Capitec, representing 38.7% of the group’s assets, continues to be PSG’s star performer, contributing 56.6% to recurring headline earnings before funding.
Mouton announced that a new strategy was put in place at group level, to be referred to as Project Internal Focus.

“Some established businesses, such as Capitec, require less attention from PSG Group management. However, companies in the development phase, such as Curro, Impak, Energy Partners and Chayton have the potential to deliver substantial future earnings, but require more active input from PSG Group’s side.

“Then there are those businesses of which the strategy is under review and where PSG Group is playing a more active role. PSG Group’s investment portfolio, with a market capitalisation of about R80 billon, has vast potential. With active involvement the maximum value will be extracted.”

“Project Internal Focus is therefore all about developing strategy within the portfolio and ensuring the successful implementation thereof. PSG Group will assist these companies to grow, both organically and by means of suitable acquisition and/or merger opportunities. Ideally PSG Group wants fewer, but larger investments.”

“Our focus in the year ahead will therefore primarily be directed at the optimisation, refinement and growth of PSG Group’s existing portfolio instead of new acquisitions. However, true to our entrepreneurial spirit, this does not mean that we will ignore an attractive investment opportunity,” Mouton said.

The new strategy mainly consists of increased stakes coupled with increased control, of which Zeder’s controlling interests in both Agricol and Chayton, and its current effort to acquire additional shares in Kaap Agri, are examples.

When an investment does not perform to expectation or does not fit into our defined strategy, it will necessitate a review which may lead to a restructuring or disinvestment. In the light of this, PSG Group has restructured M&S (Topfix) in the past financial year by selling its loss-making scaffolding division.
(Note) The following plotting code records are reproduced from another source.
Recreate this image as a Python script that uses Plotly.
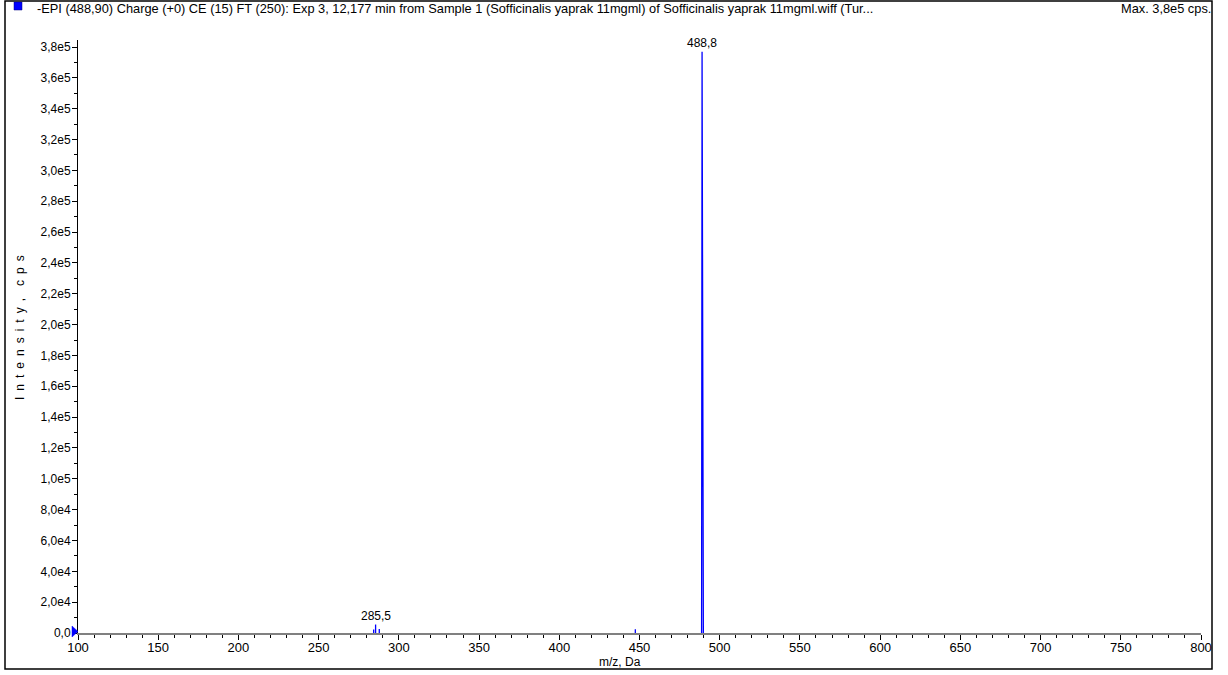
import plotly.graph_objects as go

# ---------------- data ----------------
peak_mz = [284.3, 285.5, 287.8, 447.4, 489.0]
peak_intensity = [2.2e3, 5.5e3, 2.6e3, 2.4e3, 3.77e5]
# profile shape of the base peak (m/z, intensity)
base_profile_mz = [488.7, 489.0, 489.8]
base_profile_int = [0.0, 3.77e5, 0.0]

label_mz = [285.5, 489.0]
label_int = [5.5e3, 3.77e5]
label_text = ["285,5", "488,8"]

x_tickvals = [100, 150, 200, 250, 300, 350, 400, 450, 500, 550, 600, 650, 700, 750, 800]
x_ticktext = ["100", "150", "200", "250", "300", "350", "400", "450", "500",
              "550", "600", "650", "700", "750", "800"]
y_tickvals = [0, 2e4, 4e4, 6e4, 8e4, 1e5, 1.2e5, 1.4e5, 1.6e5, 1.8e5, 2e5, 2.2e5,
              2.4e5, 2.6e5, 2.8e5, 3e5, 3.2e5, 3.4e5, 3.6e5, 3.8e5]
y_ticktext = ["0,0", "2,0e4", "4,0e4", "6,0e4", "8,0e4", "1,0e5", "1,2e5", "1,4e5",
              "1,6e5", "1,8e5", "2,0e5", "2,2e5", "2,4e5", "2,6e5", "2,8e5", "3,0e5",
              "3,2e5", "3,4e5", "3,6e5", "3,8e5"]

header_text = ("-EPI (488,90) Charge (+0) CE (15) FT (250): Exp 3, 12,177 min from Sample 1 "
               "(Sofficinalis yaprak 11mgml) of Sofficinalis yaprak 11mgml.wiff (Tur...")
max_text = "Max. 3,8e5 cps."
x_title = "m/z, Da"
y_title = "\u2002".join("Intensity,") + "\u2002\u2002" + "\u2002".join("cps")

# ---------------- layout geometry (pixels) ----------------
W, H = 1228, 675
L, R = 78, 1201      # plot area x
T, B = 40, 633       # plot area y
PW, PH = R - L, B - T
Y_TOP = 3.8e5 * (B - T) / 586.0   # 3.8e5 sits 586 px above zero

def px(x):
    return (x - L) / PW

def py(y):
    return (B - y) / PH

FONT = "Liberation Sans, Arial, sans-serif"
BLUE = "#0000ff"

# build stick/profile line from the peak arrays
xs, ys = [], []
for m, h in zip(peak_mz[:-1], peak_intensity[:-1]):
    xs += [m, m, None]
    ys += [0, h, None]
xs += base_profile_mz
ys += base_profile_int

fig = go.Figure()
fig.add_trace(go.Scatter(x=xs, y=ys, mode="lines",
                         line=dict(color=BLUE, width=1.3),
                         hoverinfo="skip", showlegend=False))

# labels above peaks
for m, h, t in zip(label_mz, label_int, label_text):
    fig.add_annotation(x=m, y=h, text=t, showarrow=False, yanchor="bottom", xanchor="center",
                       yshift=0, font=dict(family=FONT, size=12, color="black"))

fig.update_layout(
    width=W, height=H,
    margin=dict(l=L, r=W - R, t=T, b=H - B, pad=0),
    paper_bgcolor="white", plot_bgcolor="white",
    font=dict(family=FONT, size=12, color="black"),
    xaxis=dict(range=[100, 800], tickmode="array", tickvals=x_tickvals, ticktext=x_ticktext,
               ticks="outside", ticklen=5, tickcolor="black", tickwidth=1,
               showline=True, linecolor="#808080", linewidth=2, showgrid=False,
               zeroline=False, tickfont=dict(size=13), ticklabelstandoff=-4,
               minor=dict(ticks="outside", ticklen=3, tickcolor="black", dtick=10,
                          tick0=100, showgrid=False)),
    yaxis=dict(range=[0, Y_TOP], tickmode="array", tickvals=y_tickvals, ticktext=y_ticktext,
               ticks="outside", ticklen=5, tickcolor="black", tickwidth=1,
               showline=True, linecolor="black", linewidth=1, showgrid=False,
               zeroline=False, tickfont=dict(size=12), ticklabelstandoff=-1,
               minor=dict(ticks="outside", ticklen=3, tickcolor="black", dtick=1e4,
                          tick0=0, showgrid=False)),
)

# blue marker triangle at the zero level, just left of the y axis
fig.add_shape(type="path", xref="paper", yref="paper", xsizemode="pixel", ysizemode="pixel",
              xanchor=0, yanchor=0,
              path="M -6,-4 L -6,7 L 0,1.5 Z", fillcolor=BLUE,
              line=dict(color=BLUE, width=0.5), layer="above")

# axis titles
fig.add_annotation(xref="paper", yref="paper", x=px(20), y=py(328), text=y_title,
                   textangle=-90, showarrow=False, xanchor="center", yanchor="middle",
                   font=dict(size=12))
fig.add_annotation(xref="paper", yref="paper", x=px(620), y=py(662), text=x_title,
                   showarrow=False, xanchor="center", yanchor="middle", font=dict(size=12))

# header
fig.add_annotation(xref="paper", yref="paper", x=px(35), y=py(8), text=header_text,
                   xanchor="left", yanchor="middle", showarrow=False, font=dict(size=12.8))
fig.add_annotation(xref="paper", yref="paper", x=px(1213), y=py(8), text=max_text,
                   xanchor="right", yanchor="middle", showarrow=False, font=dict(size=12.8))

# outer frame and header icon
fig.add_shape(type="rect", xref="paper", yref="paper",
              x0=px(5), x1=px(1212), y0=py(669), y1=py(1),
              line=dict(color="black", width=1.5), fillcolor="rgba(0,0,0,0)", layer="above")
fig.add_shape(type="rect", xref="paper", yref="paper",
              x0=px(14), x1=px(22), y0=py(10), y1=py(2),
              line=dict(color="#000080", width=0.5), fillcolor=BLUE)

# remove the default page margin so the figure fills the window exactly
fig.write_html("out.html", config={"displayModeBar": False},
               post_script="document.body.style.margin='0';")
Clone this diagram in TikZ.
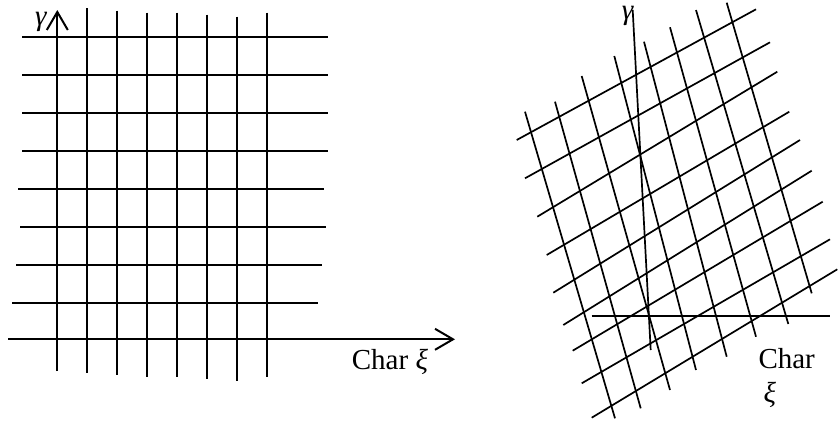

PSG Group was unable to obtain more substantial influence in Petmin and as a result decided to sell our investment. Zeder was instrumental in driving the Capevin Holdings/Investments merger and in the process created significant value for Capevin Holdings shareholders. Zeder subsequently sold the majority of this investment as it became non-core.

A further element of the new strategy is for PSG Group to play a role where changes to management are necessary. PSG Group appointed or has been part of the process to appoint successor CEO’s at Zeder (Norman Celliers), PSG Konsult (Francois Gouws) and Pioneer Foods (Phil Roux) during the past financial year.

“Curro Holdings epitomises Project Internal Focus. The private schools company is undoubtedly the most successful venture that we have invested in over the last couple of years. The company’s relentless focus on both organic and acquisitive growth is starting to pay off. A plan has been formulated to have 80 schools by 2020 and no longer 40 as originally envisaged,” Mouton said.

Capitec provides PSG Group with a solid base, which enables management to extend their expertise to and focus on existing businesses to achieve their full potential. We remain optimistic and believe that PSG Group will continue to deliver superior returns for shareholders.